- Trump says war could end before previously announced timeline
- Iran warns Strait of Hormuz blockade will continue
- Analysts urge caution amid gains for equities
LONDON/HONG KONG, March 10 (Reuters) - The dollar took a breather on Tuesday as investors swung between hopes for a de-escalation in the U.S.-Israeli war on Iran and concerns that any such optimism could be premature.
U.S. President Donald Trump said the war could end well before the timeline he initially laid out, but threatened to escalate attacks should Tehran block oil shipments from the Strait of Hormuz.
In response, Iran's Revolutionary Guards dismissed Trump's remarks as "nonsense" and said the blockade would continue until attacks from the U.S. and Israel end.
However, equities advanced and oil prices retreated from over three-year highs, underscoring how eager investors were to seize on any hint of good news.
"I don't think the market's being too optimistic. I think what happened last week was just an over-reaction," said Nick Kennedy, FX strategist at Lloyds.
"Trump's not the most consistent messenger of what he intends to do but investors are assessing the outlook more practically."
Governments could step in with oil reserve releases and the approaching midterms might also prompt Trump to moderate his approach, he added.
Energy ministers from the Group of Seven were set to discuss soaring energy prices on a call on Tuesday, while a group of European Union leaders were expected to do so later in the day, officials said.
The safe-haven dollar slipped 0.1% to $1.1645 against the euro and was 0.1% stronger at 157.49 yen. The dollar index , which measures the greenback against a basket of six peers, fell 0.2%, but rebounded from a one-week low of 98.49 earlier.
PREFERRED SAFE HAVEN
The dollar has been traders' shelter-of-choice, given that the U.S. as a major oil producer is better positioned to withstand energy price shocks compared to other economies that rely on imports.
"Higher prices result in higher income for U.S. oil producers and exporters, and the increase in prices will also likely arrest the depreciation of the dollar that has been ongoing since Liberation Day," said Jefferies' chief U.S. economist Thomas Simons.

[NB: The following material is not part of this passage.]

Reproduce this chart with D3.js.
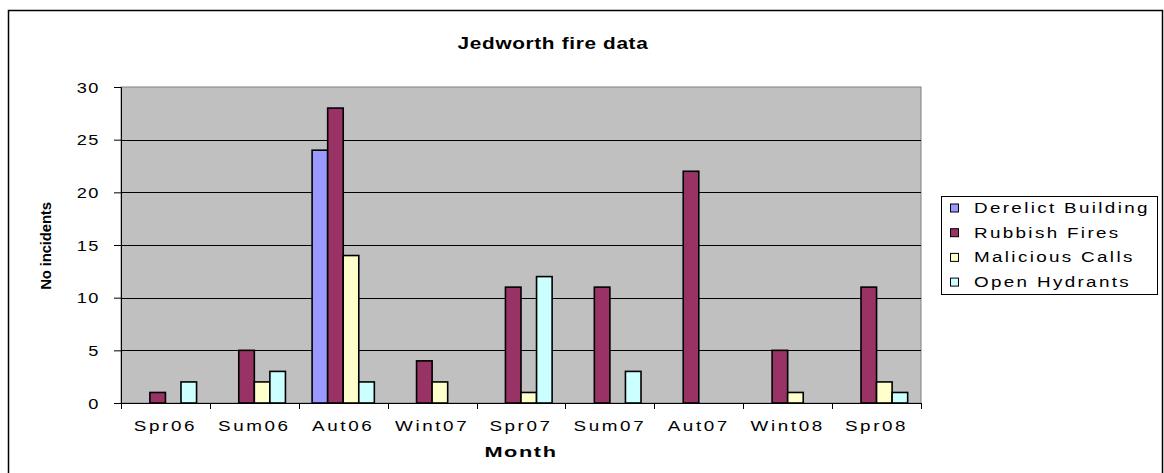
<!DOCTYPE html>
<html>
<head>
<meta charset="utf-8">
<script src="https://cdn.jsdelivr.net/npm/d3@7"></script>
<style>
  html, body { margin: 0; padding: 0; background: #fff; }
  svg { display: block; }
  text { font-family: "Liberation Sans", Arial, sans-serif; fill: #000; }
</style>
</head>
<body>
<svg id="chart" width="1164" height="473"></svg>
<script>
// Seasons on the x axis
const categories = ["Spr06", "Sum06", "Aut06", "Wint07", "Spr07", "Sum07", "Aut07", "Wint08", "Spr08"];
// Incident types (legend order)
const seriesNames = ["Derelict Building", "Rubbish Fires", "Malicious Calls", "Open Hydrants"];
const seriesColors = ["#9999FF", "#993366", "#FFFFCC", "#CCFFFF"];
// Number of incidents per season for each type
const derelictBuilding = [0, 0, 24, 0, 0, 0, 0, 0, 0];
const rubbishFires     = [1, 5, 28, 4, 11, 11, 22, 5, 11];
const maliciousCalls   = [0, 2, 14, 2, 1, 0, 0, 1, 2];
const openHydrants     = [2, 3, 2, 0, 12, 3, 0, 0, 1];
const yTicks = [0, 5, 10, 15, 20, 25, 30];

const seriesValues = [derelictBuilding, rubbishFires, maliciousCalls, openHydrants];

const svg = d3.select("#chart");
const SX = 1.3; // horizontal text stretch

// chart area border
svg.append("rect")
  .attr("x", 8.5).attr("y", 10.5).attr("width", 1154).attr("height", 480)
  .attr("fill", "#fff").attr("stroke", "#000").attr("stroke-width", 1.5);

const plot = { left: 121, top: 87, right: 921, bottom: 403 };
const w = plot.right - plot.left, h = plot.bottom - plot.top;

const g = svg.append("g").attr("transform", `translate(${plot.left},${plot.top})`);

const x0 = d3.scaleBand().domain(categories).range([0, w]).padding(0);
const gap = x0.bandwidth() * 0.3;
const x1 = d3.scaleBand().domain(seriesNames).range([gap / 2, x0.bandwidth() - gap / 2]).padding(0);
const y = d3.scaleLinear().domain([0, 30]).range([h, 0]);

// plot background
g.append("rect").attr("width", w).attr("height", h)
  .attr("fill", "#C0C0C0").attr("stroke", "#808080").attr("stroke-width", 1);

// gridlines
g.append("g").selectAll("line").data(yTicks.filter(d => d > 0 && d < 30)).join("line")
  .attr("x1", 0).attr("x2", w)
  .attr("y1", d => Math.round(y(d)) + 0.5).attr("y2", d => Math.round(y(d)) + 0.5)
  .attr("stroke", "#000").attr("stroke-width", 1);

// bars
const rows = [];
categories.forEach((c, i) => {
  seriesNames.forEach((s, k) => {
    const v = seriesValues[k][i];
    if (v > 0) rows.push({ c, s, v, color: seriesColors[k] });
  });
});
g.append("g").selectAll("rect").data(rows).join("rect")
  .attr("x", d => x0(d.c) + x1(d.s))
  .attr("y", d => y(d.v))
  .attr("width", x1.bandwidth())
  .attr("height", d => y(0) - y(d.v))
  .attr("fill", d => d.color)
  .attr("stroke", "#000").attr("stroke-width", 1.6);

// y axis
const yAxis = g.append("g")
  .call(d3.axisLeft(y).tickValues(yTicks).tickSize(7).tickPadding(0).tickFormat(d3.format("d")));
yAxis.select(".domain").attr("stroke", "#000");
yAxis.selectAll(".tick line").attr("stroke", "#000");
yAxis.selectAll(".tick text")
  .attr("x", -21 / SX).attr("dy", "0.36em")
  .attr("transform", `scale(${SX},1)`)
  .style("font-size", "14px").style("letter-spacing", "1.2px")
  .attr("text-anchor", "end").attr("fill", "#000");

// x axis
const xAxis = g.append("g").attr("transform", `translate(0,${h})`)
  .call(d3.axisBottom(x0).tickSize(0).tickPadding(0));
xAxis.select(".domain").attr("stroke", "#000");
xAxis.selectAll(".tick text")
  .attr("y", 28).attr("dy", 0)
  .attr("transform", `scale(${SX},1)`)
  .style("font-size", "14.5px").style("letter-spacing", "2px").attr("fill", "#000");
// tick marks between categories
g.append("g").selectAll("line").data(d3.range(categories.length + 1)).join("line")
  .attr("x1", i => Math.round(i * x0.step()) + 0.5).attr("x2", i => Math.round(i * x0.step()) + 0.5)
  .attr("y1", h).attr("y2", h + 6).attr("stroke", "#000");

// titles
function stretchedText(parent, x, yPos, str, size, weight, sx, spacing) {
  return parent.append("text")
    .attr("transform", `translate(${x},${yPos}) scale(${sx},1)`)
    .attr("text-anchor", "middle")
    .style("font-size", size + "px").style("font-weight", weight)
    .style("letter-spacing", spacing + "px")
    .text(str);
}
stretchedText(svg, 553, 49, "Jedworth fire data", 16, "bold", 1.3, 0.5);
stretchedText(svg, 521, 457, "Month", 15, "bold", 1.45, 1.1);

svg.append("text")
  .attr("transform", "translate(51,246) rotate(-90)")
  .attr("text-anchor", "middle")
  .style("font-size", "15px").style("font-weight", "bold").style("letter-spacing", "-0.2px")
  .text("No incidents");

// legend
const lg = svg.append("g").attr("transform", "translate(941,196)");
lg.append("rect").attr("x", 0.5).attr("y", 0.5).attr("width", 216).attr("height", 98)
  .attr("fill", "#fff").attr("stroke", "#000").attr("stroke-width", 1);
const items = lg.selectAll("g.item").data(seriesNames).join("g")
  .attr("class", "item")
  .attr("transform", (d, i) => `translate(0,${11.5 + i * 24.7})`);
items.append("rect")
  .attr("x", 9.5).attr("y", -3.5).attr("width", 8).attr("height", 8)
  .attr("fill", (d, i) => seriesColors[i]).attr("stroke", "#000").attr("stroke-width", 1);
items.append("text")
  .attr("transform", `translate(33,5.5) scale(${SX},1)`)
  .style("font-size", "14.5px").style("letter-spacing", "1.8px")
  .text(d => d);
</script>
</body>
</html>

A Deutsche Bank analysis on Monday suggested larger market moves out of risky assets would only happen if oil prices were to stay at higher levels and there was a policy pivot from central banks, alongside tangible signs of a broader economic slowdown.
"How close are we to meeting those thresholds? Much closer than a week ago," said strategist Henry Allen.
"But on several metrics we aren't quite there yet, which explains why equities aren't yet seeing bear-market declines, like we saw in 2022," he said, referring to the aftermath of an energy shock triggered by Russia's invasion of Ukraine.
Sterling recovered from a Monday dip to trade 0.1% higher at $1.3455.
Still, investors are worried that a sustained spike in fuel prices could curtail global growth by acting as a tax on business and consumption, while at the same time pushing central banks away from easing rates.